On Tuesday the President of Soccer United Marketing (SUM), Kathy Carter, took a leave of absence from the marketing arm of Major League Soccer to announce her intention to run for USSF president.

“I’m excited to announce my candidacy for President of US Soccer,” Carter said. “Soccer can, and should, become the leading sport in America, and I intend to make that vision a reality. Thrilled for you to get to know me and my vision for the game.”

Carter is the eighth candidate to announce their intention to run and the first female candidate. She joins former USMNT players Paul Caliguiri, Kyle Martino and Eric Wynalda, plus USSF vice-president Carlos Cordeiro and Steve Gans, Paul LaPointe and Michael Winograd.

The eight candidates have until Dec. 12 (next Monday) to reveal they have received at least three nominations for their candidacy from current board members, with Carter confirming she has yet to receive the three nominations.

Carter has worked closely with outgoing president Gulati (who has been in charge of USSF since 2006) as the head of SUM and she is a former vice president of MLS, as well as having 25 years of experience in brokering deals at the top level of American soccer after being on the 1994 World Cup organizing committee. She has also been involved in organizing multiple Women’s World Cup tournaments and is a huge advocate of the USWNT.

To many, Carter represents the establishment and would be a status quo option.
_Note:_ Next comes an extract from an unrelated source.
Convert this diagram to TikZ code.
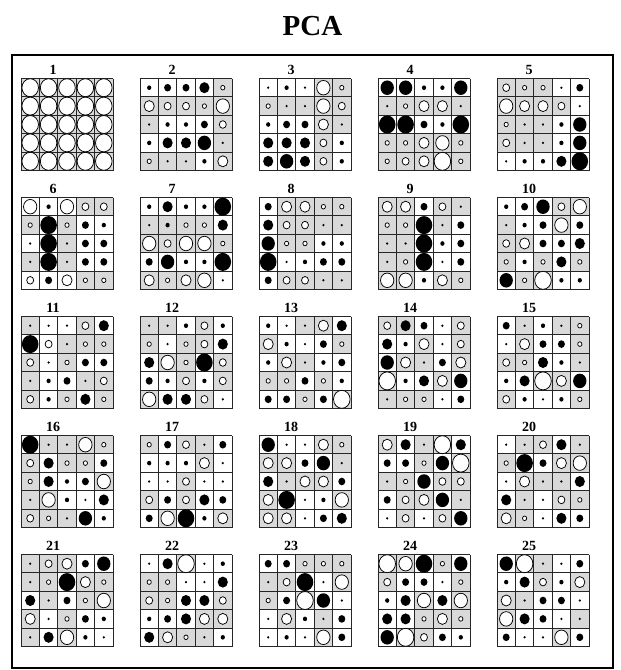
\documentclass[tikz,border=0pt]{standalone}
\usepackage{fontspec}
\setmainfont{Liberation Serif}
\definecolor{cellgray}{HTML}{D9D9D9}
\definecolor{gridink}{HTML}{262626}
\tikzset{cell/.style={fill=cellgray}, gridline/.style={draw=gridink,line width=0.9pt}, posdot/.style={fill=black}, negdot/.style={draw=black,fill=white,line width=0.75pt}, panelno/.style={font=\bfseries\fontsize{14}{14}\selectfont,anchor=base,inner sep=0pt}, heading/.style={font=\bfseries\fontsize{29}{29}\selectfont,anchor=base,inner sep=0pt}, outerframe/.style={draw=black,line width=2pt}}
\newcommand\cellsz{18.4}
\def\pcabg#1#2#3\relax{\if g#1\fill[cell] ({\px+\pcol*\cellsz},{\py+\prow*\cellsz}) rectangle ++(\cellsz,\cellsz);\fi}
\def\pcadot#1#2#3\relax{%
  \pgfmathsetmacro\dia{{0,2.6,4.6,7.6,11,14.5,18}[#3]}%
  \pgfmathsetmacro\cx{\px+(\pcol+0.5)*\cellsz}%
  \pgfmathsetmacro\cy{\py+(\prow+0.5)*\cellsz}%
  \if b#2\fill[posdot] (\cx,\cy) ellipse [x radius=0.46*\dia pt, y radius=0.5*\dia pt];%
  \else\filldraw[negdot] (\cx,\cy) ellipse [x radius=0.46*\dia pt, y radius=0.5*\dia pt];\fi}
\newcommand\pcapanel[4]{%
  \pgfmathsetmacro\px{21+119*#1}%
  \pgfmathsetmacro\py{78.5+119*#2}%
  \node[panelno] (no#3) at ({\px+32},{\py-4}) {#3};
  \foreach \cellcode [count=\i from 0] in {#4} {\pgfmathtruncatemacro\pcol{mod(\i,5)}\pgfmathtruncatemacro\prow{div(\i,5)}\expandafter\pcabg\cellcode\relax}
  \foreach \k in {0,...,5} {\draw[gridline] ({\px+\k*\cellsz},\py) -- ++(0,5*\cellsz); \draw[gridline] (\px,{\py+\k*\cellsz}) -- ++(5*\cellsz,0);}
  \foreach \cellcode [count=\i from 0] in {#4} {\pgfmathtruncatemacro\pcol{mod(\i,5)}\pgfmathtruncatemacro\prow{div(\i,5)}\expandafter\pcadot\cellcode\relax}
}
\begin{document}
\begin{tikzpicture}[x=1pt,y=-1pt]
\useasboundingbox (0,0) rectangle (621,670);
\node[heading] (title) at (312.5,35) {PCA};
\draw[outerframe] (12,55) rectangle (613,668);
\pcapanel{0}{0}{1}{gw6,gw6,gw6,gw6,gw6,
  gw6,gw6,gw6,gw6,gw6,
  gw6,gw6,gw6,gw6,gw6,
  gw6,gw6,gw6,gw6,gw6,
  gw6,gw6,gw6,gw6,gw6}
\pcapanel{1}{0}{2}{wb2,wb3,wb3,wb4,gw2,
  gw4,gw3,gw3,gw2,gw5,
  gb1,wb2,wb2,wb3,gw3,
  wb2,wb4,wb4,wb5,gb1,
  gw2,gb1,gb1,wb2,gw4}
\pcapanel{2}{0}{3}{wb1,wb2,wb1,gw5,gw2,
  gw2,gb1,gb1,gw5,gw3,
  wb2,wb3,wb3,gw4,gb1,
  wb4,wb4,wb4,gw3,wb2,
  wb4,wb5,wb4,gw3,wb2}
\pcapanel{3}{0}{4}{wb5,wb5,wb2,wb2,wb5,
  gb1,gw2,gw4,gw4,gb1,
  wb6,wb6,wb3,wb2,wb6,
  gw2,gw2,gw4,gw5,gw2,
  gw2,gw3,gw4,gw6,gw2}
\pcapanel{4}{0}{5}{gw3,gw2,gw2,wb1,wb3,
  gw5,gw4,gw4,gw3,wb1,
  gw2,gb1,gb1,wb2,wb5,
  gw3,gb1,gb1,wb2,wb5,
  wb1,wb2,wb2,wb4,wb6}
\pcapanel{0}{1}{6}{ww5,wb2,ww5,gw3,gw3,
  gw2,wb6,gw2,wb3,wb2,
  wb1,wb6,gb1,wb3,wb3,
  gb1,wb6,gb1,wb3,wb3,
  ww3,wb3,ww4,gw2,gw2}
\pcapanel{1}{1}{7}{wb2,wb4,wb2,wb2,wb6,
  gb1,gb2,gw2,gw2,wb4,
  gw5,gw3,gw5,gw5,gw2,
  wb3,wb5,wb2,wb2,wb6,
  gw4,gw2,gw4,gw5,wb1}
\pcapanel{2}{1}{8}{wb3,gw4,gw4,gw2,gw2,
  wb4,gw3,gw3,gb1,gb1,
  wb5,gw2,gw2,wb2,wb2,
  wb6,wb1,wb2,wb3,wb3,
  wb3,gw3,gw3,gb1,gb1}
\pcapanel{3}{1}{9}{gw4,gw4,wb3,gw3,gb1,
  gw2,gw2,wb6,gb1,wb3,
  gb1,gb1,wb6,wb2,wb3,
  gb1,gw2,wb6,wb1,wb3,
  gw5,gw5,wb2,gw4,gw2}
\pcapanel{4}{1}{10}{wb2,wb3,wb5,gw3,gw5,
  gb1,wb2,wb3,gw5,wb3,
  gw3,gw4,wb3,wb3,wb4,
  gw2,wb2,gw2,wb4,gw2,
  wb5,gw2,gw6,wb2,wb2}
\pcapanel{0}{2}{11}{gb1,wb1,wb1,gw3,wb4,
  wb6,ww3,gb1,gw2,gw2,
  gw3,wb1,gw2,wb3,wb3,
  gb1,wb2,wb3,gb1,gw3,
  gw3,wb2,gw2,wb4,gw2}
\pcapanel{1}{2}{12}{gb1,gb1,wb2,gw3,wb2,
  gw2,wb1,gw2,gw3,wb4,
  wb4,gw5,gw2,wb6,gw3,
  wb3,wb2,gw3,wb2,gw3,
  gw5,wb4,wb4,gw3,wb1}
\pcapanel{2}{2}{13}{wb2,wb1,gb1,gw4,wb4,
  gw4,wb2,wb1,wb3,gw2,
  wb2,gw4,gb1,wb2,wb3,
  gw2,gw2,wb3,gw2,wb2,
  wb3,wb3,gw2,wb3,gw6}
\pcapanel{3}{2}{14}{gw3,gb4,wb3,wb1,gw3,
  wb4,wb2,gw4,wb1,gw3,
  wb5,gw4,gb1,wb3,gw4,
  gw6,wb2,wb4,gw4,wb5,
  gb1,gw2,gw2,wb1,wb3}
\pcapanel{4}{2}{15}{wb3,gb1,wb2,gb1,gw2,
  wb1,gw4,wb3,wb3,gw2,
  gw3,gw2,wb4,wb2,gb1,
  wb2,wb4,gw6,gw4,wb5,
  gw3,wb2,wb1,wb2,gw2}
\pcapanel{0}{3}{16}{wb6,gb1,gb1,gw5,gw2,
  gw3,wb4,gw2,gw2,wb3,
  gw2,wb4,wb2,wb3,gw5,
  gb1,gw5,wb2,wb1,wb4,
  gw3,gw2,gb1,wb5,wb2}
\pcapanel{1}{3}{17}{gw2,wb3,gw3,gb1,wb3,
  wb2,wb2,wb2,gw4,wb1,
  wb1,wb1,gw3,wb1,wb1,
  gw3,wb3,gw3,wb4,wb3,
  wb3,gw5,wb6,wb2,gw4}
\pcapanel{2}{3}{18}{wb5,wb1,wb1,gw4,gw2,
  gw4,gw4,wb3,wb5,gb1,
  wb4,gb1,gw4,gw4,wb3,
  gw4,wb6,wb1,wb2,gw5,
  gw4,gw4,wb1,wb3,wb4}
\pcapanel{3}{3}{19}{gw4,wb4,gb1,gw6,wb4,
  wb3,wb3,gw2,wb5,gw6,
  gb1,gw2,wb5,gw3,gw3,
  wb3,gw3,gw4,wb5,gb1,
  wb1,gw3,wb1,gw3,wb5}
\pcapanel{4}{3}{20}{wb1,gb1,gw3,wb4,gb1,
  gw2,wb6,wb3,gw4,gw5,
  wb1,gw4,gb1,gb1,wb4,
  wb4,gb1,wb1,gw3,gw2,
  gw4,gw2,wb1,wb4,wb3}
\pcapanel{0}{4}{21}{gb1,gw3,gw4,wb3,wb5,
  gb1,gw2,wb6,gw4,gw2,
  wb4,gb1,wb3,gw2,gw5,
  gw4,wb1,gw2,wb3,wb2,
  gb1,wb4,gw5,wb2,wb1}
\pcapanel{1}{4}{22}{wb1,wb4,gw6,wb1,wb2,
  gw2,gw2,wb1,wb1,wb4,
  gw3,gw2,wb4,wb4,gw3,
  wb2,wb3,wb4,gw4,gw4,
  wb4,gw4,gw2,gb1,wb2}
\pcapanel{2}{4}{23}{wb3,wb3,gw2,gw2,gw2,
  gb1,gw3,wb6,wb1,gw5,
  gw2,wb3,gw6,wb5,wb1,
  wb1,gw4,wb2,gb1,wb3,
  wb1,wb2,wb1,gw5,wb3}
\pcapanel{3}{4}{24}{gw6,gw5,wb6,gw2,wb5,
  gw3,wb3,wb3,wb1,gw2,
  wb2,wb4,gw5,wb4,gw5,
  wb4,wb4,gw2,gw4,gw2,
  wb5,gw6,gw3,wb3,wb2}
\pcapanel{4}{4}{25}{wb5,gw6,gb1,wb1,wb3,
  wb2,wb4,gw3,wb2,gw4,
  gw4,gb1,wb3,wb3,wb1,
  gw5,wb4,wb3,wb1,gb1,
  wb3,wb1,wb1,gw5,wb3}
\end{tikzpicture}
\end{document}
It seems that those who want wholesale changes following the hugely successful financial era of Gulati — albeit an era coupled with a lack of success on the pitch for the USMNT — will not get it from her.

In her vision she states that she will “lead the Federation with the goal of making soccer the leading sport in America” and will strive to find “new people, ideas, and perspectives that are required to reach new levels of sporting and commercial success.”

Due to her close ties with USSF and business acumen, many believe that Carter will receive plenty of support from those who would’ve voted for the beleaguered current USSF president. Believe it or not, Gulati would have been the favorite to win the election had he run, despite being criticized heavily following the USMNT’s failure to qualify for the 2018 World Cup.

Gulati will now focus on heading up the 2026 World Cup bid committee and his role on the FIFA Council, while the race to replace him as the head of U.S. Soccer heats up.